Portfolio management has continued with the divestment of two businesses, Australian Vinyls and Crop Care. As I said earlier, Qenos is planned for sale.

As you may be aware, we have indicated our intent to support the merger of Incitec Fertilisers with Pivot Limited to form Australia’s biggest fertiliser company, Incitec Pivot Limited. We believe that this merger would provide substantial benefits to all companies involved. However, this matter is currently the subject of legal action and consequently, that is all I intend to say on this matter today.

Long-term strategy will be a priority of the Board’s considerations during 2003. We will be exploring opportunities that will define the growth path of your company in the years to come and I will be pleased to report to you on our progress at next year’s AGM.

Again, let me assure you that we will seek to grow only where we believe our performance criteria can be met and I have confidence that in the longer term, we will be a growth company focused on disciplined performance and shareholder value.

In looking at the more immediate future, I expect, in 2003, continued improvement over 2002 results. Clearly, there are a number of uncertainties which could effect our businesses. The drought in Australia and oil prices are two that spring to mind and Orica is not alone in corporate Australia in having concerns over the general international economic environment.

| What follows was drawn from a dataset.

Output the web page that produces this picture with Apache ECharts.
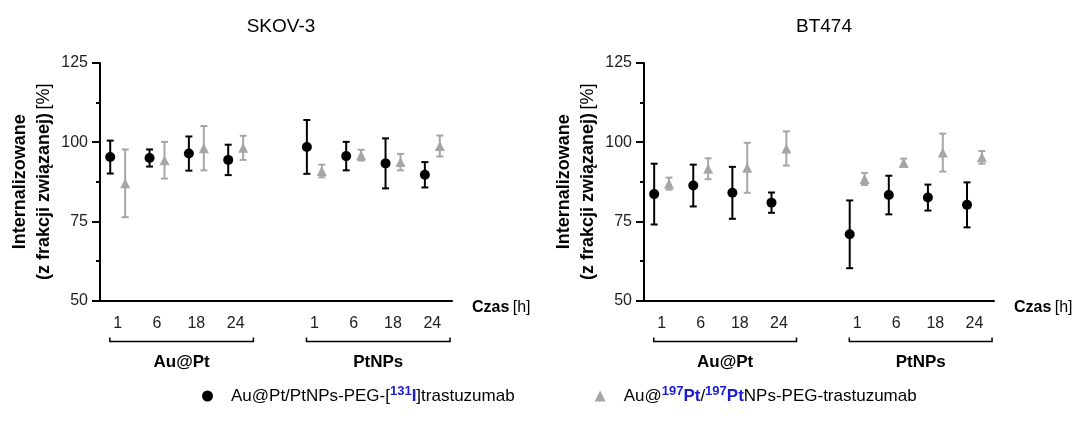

However, Orica has been successful in 2002 by focusing on those factors and those actions which it can control such as the continued implementation of our cost reduction program and the improving profitability of our international Mining Services operations and we will continue this approach into 2003.

The initial results from our businesses for the first couple of months in the 2003 Year, engender confidence in our outlook for the Full Year.

Managing Director , Malcolm Broomhead, will provide a little more detail for you in his address on this and many other matters and I would like to welcome Malcolm to address you now.